Argumenty te i liczby nie przekonały radnych Koalicji Obywatelskiej. Jedyna zmiana, jaką zaproponował sam wnioskodawca, czyli prezydent miasta polegała na rezygnacji z tzw. biletu białostoczanina, czyli wprowadzeniu niższej ceny za bilet dla pasażerów zamieszkałych w Białymstoku a wyższych dla mieszkańców innych gmin. Wykreślenie tego zapisu uzasadniał radny Marcin Moskwa. Jak mówił, chodzi o to, że "z Mordoru, czyli urzędu wojewódzkiego, dochodziły do nas pomruki, że ten punkt będzie zakwestionowany i spowoduje unieważnienie uchwały". W ten sposób nie będzie zróżnicowania ceny biletu ze względu na miejsce zamieszkania, chociaż zastępca prezydenta Zbigniew Nikitorowicz zapowiedział, że takie rozwiązanie umożliwi wprowadzenie Karty Białostoczanina i że stanie się to wkrótce.

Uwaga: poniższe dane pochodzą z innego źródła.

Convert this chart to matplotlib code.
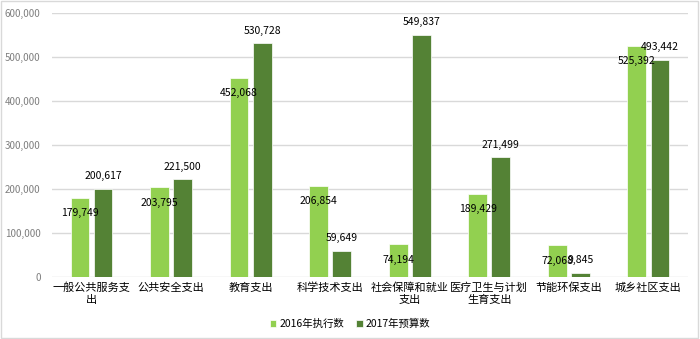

Gorąca dyskusja na temat podwyżek cen biletów komunikacji miejskiej trwała dwie godziny i skończyła się głosowaniem: 14 radnych z Koalicji Obywatelskiej było za wprowadzeniem podwyżek, 11 radnych PiS było przeciw, jeden radny niezrzeszony wstrzymał się od głosu, dwóch radnych było nieobecnych na sesji (jeden z KO, jeden z PiS).
Podwyżki wchodzą w życie 1 marca 2020 roku, o ile nie zakwestionuje ich Wojewoda Podlaski, sprawujący nadzór prawny nad działalnością samorządów gminnych.